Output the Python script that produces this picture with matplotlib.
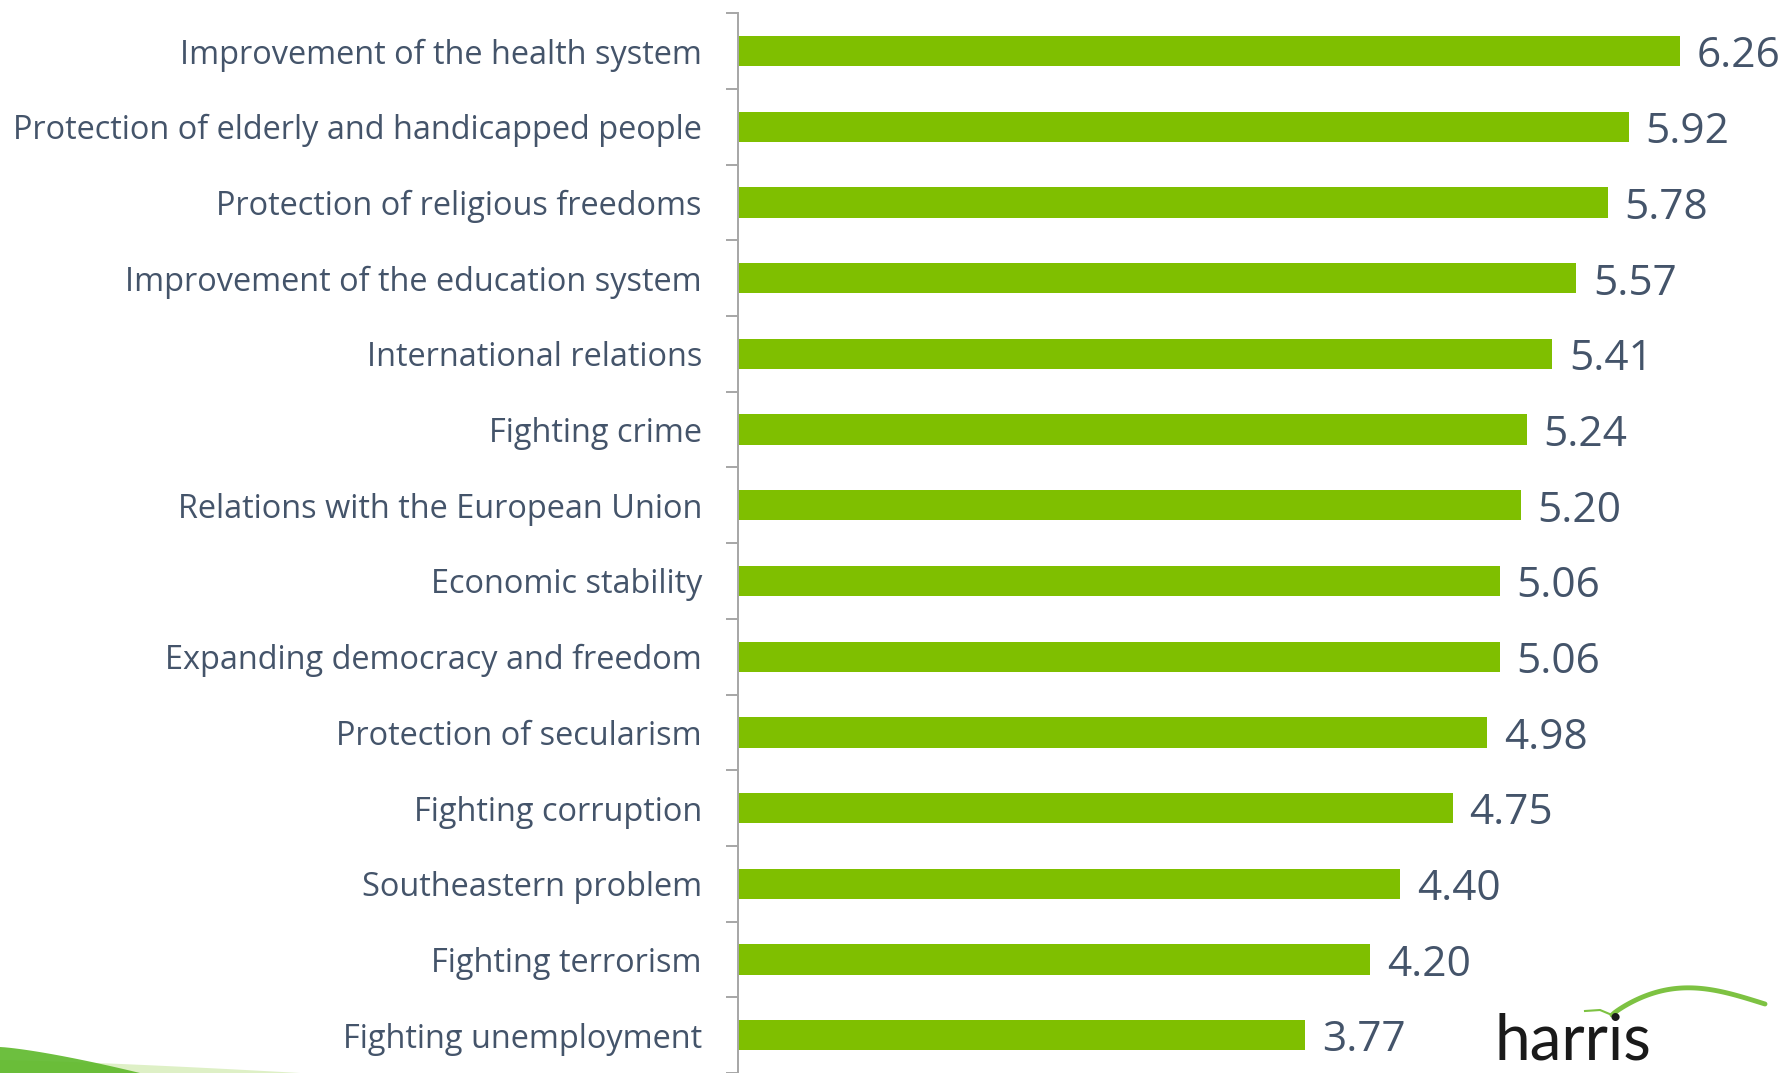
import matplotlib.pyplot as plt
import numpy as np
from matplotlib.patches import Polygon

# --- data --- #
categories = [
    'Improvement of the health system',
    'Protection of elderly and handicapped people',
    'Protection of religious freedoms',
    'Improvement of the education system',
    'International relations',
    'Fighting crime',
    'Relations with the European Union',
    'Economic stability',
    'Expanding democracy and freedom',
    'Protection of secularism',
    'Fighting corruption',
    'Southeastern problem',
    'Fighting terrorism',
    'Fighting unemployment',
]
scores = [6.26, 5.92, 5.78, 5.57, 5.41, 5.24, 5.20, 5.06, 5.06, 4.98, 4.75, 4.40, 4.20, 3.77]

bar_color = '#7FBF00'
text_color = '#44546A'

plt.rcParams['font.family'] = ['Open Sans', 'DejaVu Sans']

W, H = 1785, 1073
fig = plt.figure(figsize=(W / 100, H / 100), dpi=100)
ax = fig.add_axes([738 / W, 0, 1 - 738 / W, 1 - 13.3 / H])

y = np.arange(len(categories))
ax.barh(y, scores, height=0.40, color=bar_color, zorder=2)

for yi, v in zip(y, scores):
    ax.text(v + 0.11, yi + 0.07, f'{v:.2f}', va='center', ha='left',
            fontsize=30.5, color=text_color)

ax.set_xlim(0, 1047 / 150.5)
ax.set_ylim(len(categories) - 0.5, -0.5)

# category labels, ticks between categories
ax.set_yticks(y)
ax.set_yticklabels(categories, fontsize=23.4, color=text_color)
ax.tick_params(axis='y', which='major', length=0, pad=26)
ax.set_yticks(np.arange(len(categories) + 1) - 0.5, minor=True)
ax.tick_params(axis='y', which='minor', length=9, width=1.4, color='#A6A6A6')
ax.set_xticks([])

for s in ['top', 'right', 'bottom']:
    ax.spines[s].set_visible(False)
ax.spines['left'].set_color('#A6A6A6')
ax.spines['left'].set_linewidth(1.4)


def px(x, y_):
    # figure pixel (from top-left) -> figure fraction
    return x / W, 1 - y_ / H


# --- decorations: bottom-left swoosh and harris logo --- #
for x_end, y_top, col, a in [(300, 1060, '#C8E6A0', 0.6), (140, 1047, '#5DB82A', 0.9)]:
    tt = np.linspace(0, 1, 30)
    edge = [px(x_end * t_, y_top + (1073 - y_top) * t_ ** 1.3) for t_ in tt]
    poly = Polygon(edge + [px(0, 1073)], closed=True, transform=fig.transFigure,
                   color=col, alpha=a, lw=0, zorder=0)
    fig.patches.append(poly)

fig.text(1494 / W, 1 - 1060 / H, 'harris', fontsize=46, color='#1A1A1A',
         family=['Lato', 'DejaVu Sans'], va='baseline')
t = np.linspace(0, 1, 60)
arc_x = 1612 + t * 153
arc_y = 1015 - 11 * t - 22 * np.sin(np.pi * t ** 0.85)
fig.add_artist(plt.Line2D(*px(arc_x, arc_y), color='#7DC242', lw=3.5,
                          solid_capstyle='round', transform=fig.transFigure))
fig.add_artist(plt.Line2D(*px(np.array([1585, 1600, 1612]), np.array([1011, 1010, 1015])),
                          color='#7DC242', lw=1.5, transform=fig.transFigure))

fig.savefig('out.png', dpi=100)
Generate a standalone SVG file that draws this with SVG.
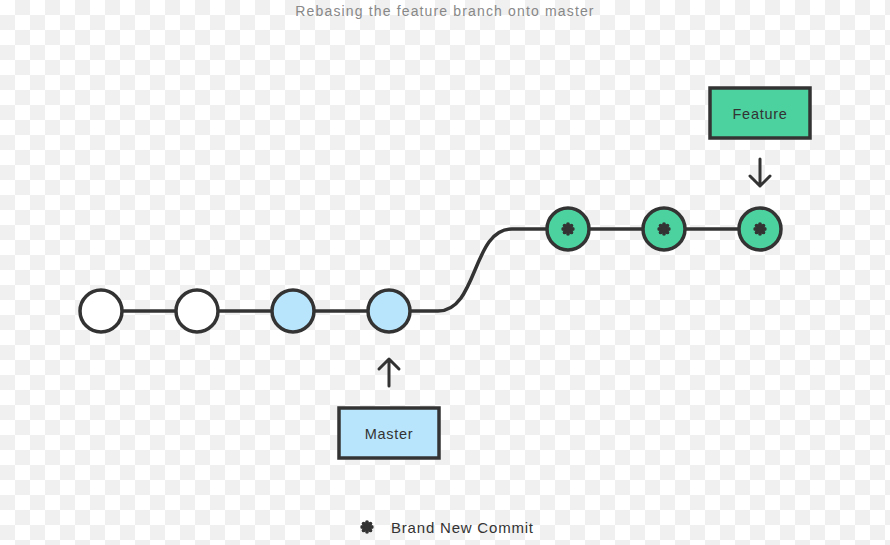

[What the task asks] Leave the pictures out and repeat exactly the lines from the beginning of the records to the line bearing "from matplotlib.patches import Polygon", both ends counted.

[Task output]
Output the Python script that produces this picture with matplotlib.
import matplotlib.pyplot as plt
import numpy as np
from matplotlib.patches import Polygon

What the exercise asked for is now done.